Transfer credit from private and out-of-state institutions is still evaluated case-by-case. Could we reach similar GT-style agreements with all of these? Not on our own, but maybe with the help of some nationwide effort to centralize information and standardize the notion of "equivalence" between courses. Personally, I don't think that would be worth the effort. Let the students do the work--all they have to do is make an appointment with the appropriate department chair, bring in their old transcripts, course catalogs, and syllabi, and odds are they will walk out ten minutes later with any transfer credit they've legitimately earned. It's not very difficult, but too often it doesn't happen. Why? Usually because of some combination of poor advising and student passivity.

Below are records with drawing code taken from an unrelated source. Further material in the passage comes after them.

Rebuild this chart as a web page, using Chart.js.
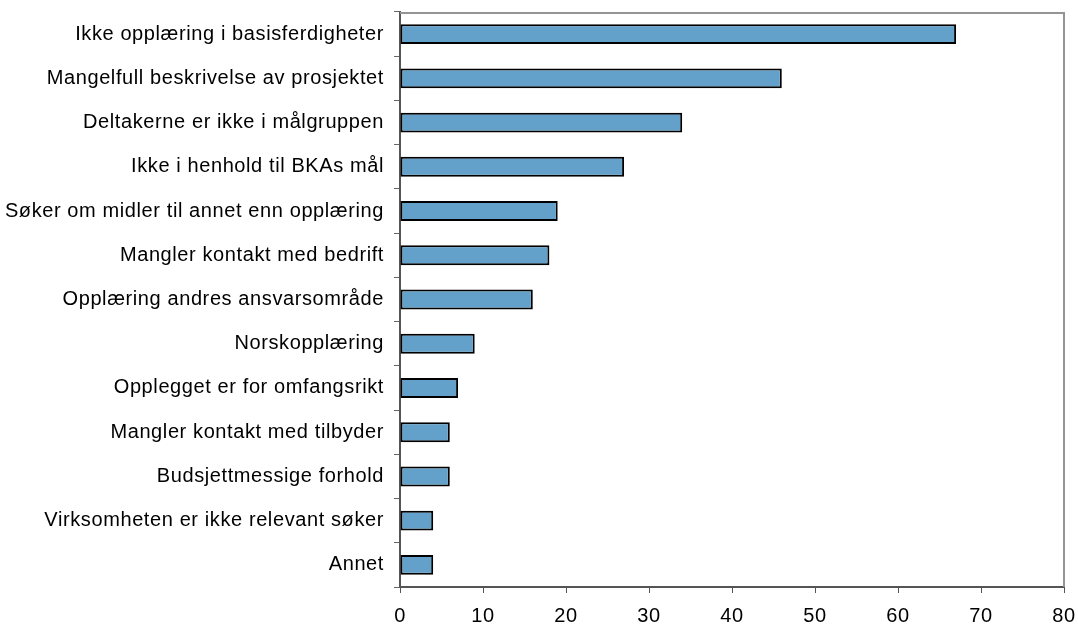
<!DOCTYPE html>
<html>
<head>
<meta charset="utf-8">
<script src="https://cdn.jsdelivr.net/npm/chart.js@4.4.1/dist/chart.umd.min.js"></script>
<style>
  html, body { margin: 0; padding: 0; background: #fff; }
  #wrap { width: 1078px; height: 626px; }
</style>
</head>
<body>
<div id="wrap"><canvas id="barChart" width="1078" height="626"></canvas></div>
<script>
const categories = [
    'Ikke opplæring i basisferdigheter',
    'Mangelfull beskrivelse av prosjektet',
    'Deltakerne er ikke i målgruppen',
    'Ikke i henhold til BKAs mål',
    'Søker om midler til annet enn opplæring',
    'Mangler kontakt med bedrift',
    'Opplæring andres ansvarsområde',
    'Norskopplæring',
    'Opplegget er for omfangsrikt',
    'Mangler kontakt med tilbyder',
    'Budsjettmessige forhold',
    'Virksomheten er ikke relevant søker',
    'Annet'
];
const counts = [67, 46, 34, 27, 19, 18, 16, 9, 7, 6, 6, 4, 4];
const xTicks = [0, 10, 20, 30, 40, 50, 60, 70, 80];

// top and right frame of the plot area + wider letter spacing like the original
const frame = {
    id: 'frame',
    beforeDraw(chart) {
        chart.ctx.letterSpacing = '0.6px';
    },
    beforeDatasetsDraw(chart) {
        const a = chart.chartArea;
        const ctx = chart.ctx;
        ctx.save();
        ctx.strokeStyle = '#949494';
        ctx.lineWidth = 2;
        ctx.beginPath();
        ctx.moveTo(a.left, a.top + 1);
        ctx.lineTo(a.right, a.top + 1);
        ctx.lineTo(a.right, a.bottom);
        ctx.stroke();
        ctx.restore();
    }
};

new Chart(document.getElementById('barChart'), {
    type: 'bar',
    data: {
        labels: categories,
        datasets: [{
            data: counts,
            backgroundColor: '#63a1ca',
            borderColor: '#000000',
            borderWidth: 2,
            borderSkipped: false,
            categoryPercentage: 1,
            barPercentage: 0.45
        }]
    },
    options: {
        indexAxis: 'y',
        responsive: false,
        animation: false,
        layout: { padding: { top: 12, right: 14, left: 0, bottom: 0 } },
        plugins: { legend: { display: false }, tooltip: { enabled: false } },
        scales: {
            x: {
                min: 0,
                max: 80,
                afterBuildTicks(scale) { scale.ticks = xTicks.map(v => ({ value: v })); },
                afterFit(scale) {
                    scale.height = 39;
                    scale.paddingLeft = 0;
                    scale.paddingRight = 0;
                },
                border: { color: '#555555', width: 2 },
                grid: { drawOnChartArea: false, tickLength: 6, color: '#555555', tickWidth: 1 },
                ticks: {
                    color: '#000',
                    padding: 11,
                    maxRotation: 0,
                    font: { family: 'Liberation Sans, Arial, sans-serif', size: 20 }
                }
            },
            y: {
                afterFit(scale) {
                    scale.width = 400;
                    scale.paddingTop = 0;
                    scale.paddingBottom = 0;
                },
                border: { color: '#555555', width: 2 },
                grid: { drawOnChartArea: false, tickLength: 6, color: '#666666', offset: true },
                ticks: {
                    color: '#000',
                    padding: 10,
                    autoSkip: false,
                    font: { family: 'Liberation Sans, Arial, sans-serif', size: 20 }
                }
            }
        }
    },
    plugins: [frame]
});
</script>
</body>
</html>
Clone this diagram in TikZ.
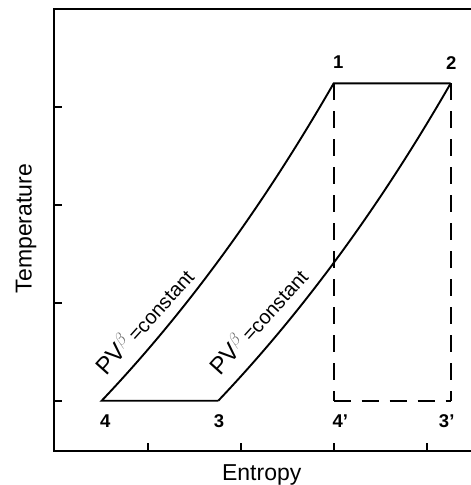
\documentclass[tikz,border=0pt]{standalone}
\usepackage{fontspec}
\setmainfont{Liberation Sans}
\begin{document}
\begin{tikzpicture}[x=1pt,y=-1pt,
  frame/.style={line width=2pt},
  curve/.style={line width=1.9pt},
  dashline/.style={line width=2pt, dash pattern=on 17pt off 11pt},
  tick/.style={line width=1.8pt},
  ptlabel/.style={font=\fontsize{18.5}{18.5}\selectfont\bfseries, anchor=base, inner sep=0pt},
  axlabel/.style={font=\fontsize{23}{23}\selectfont, anchor=base, inner sep=0pt},
  pvlabel/.style={anchor=base west, inner sep=0pt, rotate=48}]
\useasboundingbox (0,0) rectangle (471,485);
\fill[white] (0,0) rectangle (471,485);
% frame
\draw[frame] (475,9.3) -- (54.3,9.3) -- (54.3,450.7) -- (475,450.7);
% ticks
\foreach \y in {106.7,205,303.3,401} \draw[tick] (54.3,\y) -- (62,\y);
\foreach \x in {147.7,240.7,333.7,427.3} \draw[tick] (\x,450.7) -- (\x,442.7);
% points
\coordinate (P1) at (333.7,83.3);
\coordinate (P2) at (450.7,83.3);
\coordinate (P3) at (218.3,400.7);
\coordinate (P4) at (101.7,400.7);
\coordinate (P4p) at (333.7,400.7);
\coordinate (P3p) at (450.7,400.7);
% cycle
\draw[curve, line join=miter] (P3) -- (P4) .. controls +(77.3,-81.5) and +(-77.3,134.3) .. (P1) -- (P2);
\draw[curve] (P3) .. controls +(77.3,-81.5) and +(-77.3,134.3) .. (P2);
% dashed
\draw[dashline] (P1) -- (P4p);
\draw[dashline] (P2) -- (P3p);
\draw[dashline] (P4p) -- (P3p);
% point labels
\node[ptlabel] (L1) at (338.3,68.5) {1};
\node[ptlabel] (L2) at (451.3,69) {2};
\node[ptlabel] (L4) at (105.3,427.7) {4};
\node[ptlabel] (L3) at (219,427.7) {3};
\node[ptlabel] (L4p) at (340.3,427.7) {4’};
\node[ptlabel] (L3p) at (446.7,427.7) {3’};
% axis labels
\node[axlabel] (xl) at (261.7,480) {Entropy};
\node[axlabel, rotate=90] (yl) at (31.5,228.5) {Temperature};
% curve labels
\node[pvlabel] (pv1) at (106,377) {\fontsize{24}{24}\selectfont PV\raisebox{9pt}{\fontsize{17}{17}\selectfont\color{black!60}$\beta$}\fontsize{20}{20}\selectfont\,=constant};
\node[pvlabel] (pv2) at (220,377) {\fontsize{24}{24}\selectfont PV\raisebox{9pt}{\fontsize{17}{17}\selectfont\color{black!60}$\beta$}\fontsize{20}{20}\selectfont\,=constant};
\end{tikzpicture}
\end{document}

When a transfer student first gets advised, what often happens here is that they're told something like this: "This course and that course have been accepted automatically as transfer credit because they are GT courses. If you want credit for these other courses, you need to take this form to Dept. Chair Smith and Dept. Chair Jones and get their approval." The student then walks out of the advising office into the warm September sunshine, flips open the phone and starts texting or chatting away, and forgets all about Smith and Jones.

Perhaps what is needed here is more hand-holding. Then again, perhaps students ought to take more responsibility for their academic careers. You make the call.

One downside to the guaranteed-transfer approach: some of the instructors that my own department has let go for incompetence and/or for giving away too many A grades are now teaching down the street at a CC branch campus--and we have to accept those students' transfer credits. I suppose that the schools above mine in the academic pecking order make the same complaint about us. Oh well.